Every year brings more memoirs of the Holocaust, known to Jews as the Shoah. This is a good thing as we inhabit a culture of selective memory and pragmatic forgetting. There are people getting around in black uniforms who need to be sat down and made to listen.

Jewish prisoners during their liberation from the Auschwitz concentration camp in January 1945.

Jewish prisoners during their liberation from the Auschwitz concentration camp in January 1945. Credit: Jewish Holocaust Centre

These books all bear witness to a profound historical trauma and, in so doing, encourage others to speak of other traumas. I have visited a large Jewish school in Melbourne for Yom HaShoah (Holocaust Remembrance Day). The living witness of survivors was bracing. So too was the way the service embraced survivors of other historical darkness: Indigenous Australian, refugees, climate casualties, Anzacs. A list was shared of all the places in need of peace. The sense of shared humanity is the bridge to the future.

Survivor memoirs fall into several categories. Of recent times, books that use the experience to salvage something for the present have found a wide audience. The best known is Eddie Jaku’s The Happiest Man on Earth (2020), a title with only a tinge of irony. Adam Goldberg’s The Strength of Hope: A Holocaust Survivor’s Guide to Love and Life (2022) is another.

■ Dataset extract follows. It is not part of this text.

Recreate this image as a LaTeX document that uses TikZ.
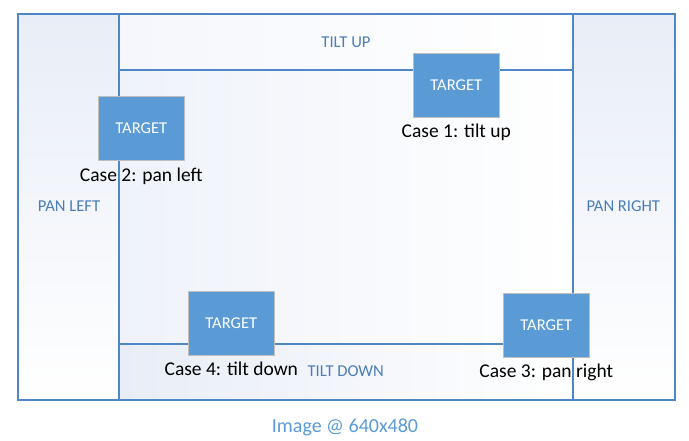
\documentclass[tikz,border=0pt]{standalone}
\usepackage{fontspec}
\setmainfont{Carlito}
\usepackage{tikz}
\usetikzlibrary{positioning, shadows}
\definecolor{frameblue}{HTML}{4F87C6}
\definecolor{zoneblue}{HTML}{4A7EBB}
\definecolor{targetblue}{HTML}{5B9BD5}
\definecolor{paleblue}{HTML}{E8EDF7}

\begin{document}
\begin{tikzpicture}[x=1pt, y=-1pt,
    target/.style={draw=black!25, line width=0.6pt, fill=targetblue, text=white,
        minimum width=86pt, minimum height=63.5pt, inner sep=0pt,
        font=\fontsize{16.5}{18}\selectfont,
        drop shadow={opacity=0.15, shadow xshift=0.8pt, shadow yshift=-0.8pt}},
    caselabel/.style={inner sep=0pt, font=\fontsize{19.5}{22}\selectfont},
    zone/.style={text=zoneblue, inner sep=0pt, font=\fontsize{16.6}{18}\selectfont},
    border/.style={frameblue, line width=1.2pt}]

                            % Page
                            \useasboundingbox (0,0) rectangle (689,441);

                            % Shaded zones
                            \shade[top color=paleblue, bottom color=white] (18,14) rectangle (119,400);
                            \shade[top color=paleblue, bottom color=white] (573,14) rectangle (675,400);
                            \shade[left color=paleblue!45, right color=white] (119,14) rectangle (573,70);
                            \shade[left color=paleblue!70, right color=white] (119,70) rectangle (573,344);
                            \shade[left color=paleblue, right color=white] (119,344) rectangle (573,400);

                            % Frame and borders
                            \draw[border] (18,14) rectangle (675,400);
                            \draw[border] (119,14) -- (119,400);
                            \draw[border] (573,14) -- (573,400);
                            \draw[border] (119,70) -- (573,70);
                            \draw[border] (119,344) -- (573,344);

                            % Zone names
                            \node[zone] (tiltup) at (346,42) {TILT UP};
                            \node[zone] (panleft) at (69,206.5) {PAN LEFT};
                            \node[zone] (panright) at (623.3,206.5) {PAN RIGHT};
                            \node[zone] (tiltdown) at (345.7,371) {TILT DOWN};

                            % Targets
                            \node[target] (t1) at (456.3,85.2) {TARGET};
                            \node[target] (t2) at (141.3,128.5) {TARGET};
                            \node[target] (t3) at (546.3,325.2) {TARGET};
                            \node[target] (t4) at (231.3,323.3) {TARGET};

                            % Cases
                            \node[caselabel, below=7pt of t1] (c1) {Case 1: tilt up};
                            \node[caselabel, below=7.5pt of t2] (c2) {Case 2: pan left};
                            \node[caselabel, below=7pt of t3] (c3) {Case 3: pan right};
                            \node[caselabel, below=6.5pt of t4] (c4) {Case 4: tilt down};

                            % Caption
                            \node[text=targetblue, inner sep=0pt, anchor=base,
                                font=\fontsize{20}{24}\selectfont] (caption) at (345,432) {Image @ 640x480};

                        \end{tikzpicture}
\end{document}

Goldberg writes, “Some find it hard to understand how I have kept my positivity and how I can see the good in people after what I went through.” Jaku’s parting note is “make yourself a friend to the world.” These books have lessons to teach.

Credit:

Another category of memoir asks existential questions. One of the earliest, Viktor Frankl’s Man’s Search for Meaning (1946), is like this. He famously proposed that the people best equipped to survive Hitler’s attempted genocide were those who had a strong reason to survive, a deep purpose. He observes the fate of those who lost the will to live.

Elie Wiesel’s Night (1960) tugs in another existential direction, describing the author’s loss of trust in other people and, ultimately, inability to believe in God. The fate of God in the camps, the most existential question, varies widely. The philosopher Emmanuel Levinas had the mirror experience of Wiesel’s, recognising human dignity as sacred and radical hospitality as the hallmark of the divine. Australia’s Jacob G. Rosenberg dealt exquisitely with the subtlety and nuance of these experiences in books such as East of Time (2005).

A third category encompasses memoirs written by the friends, children, and grandchildren of those who suffered, often after long meditation. Hannah Pick-Goslar’s recently published My Friend Anne Frank (2023) is an example. Australia’s Arnold Zable is a shining light of this kind of reflection: in Jewels and Ashes (1991) he tells of his search for family members who perished. In more than 30 years since, he has become an advocate for many other groups who have also been traumatised.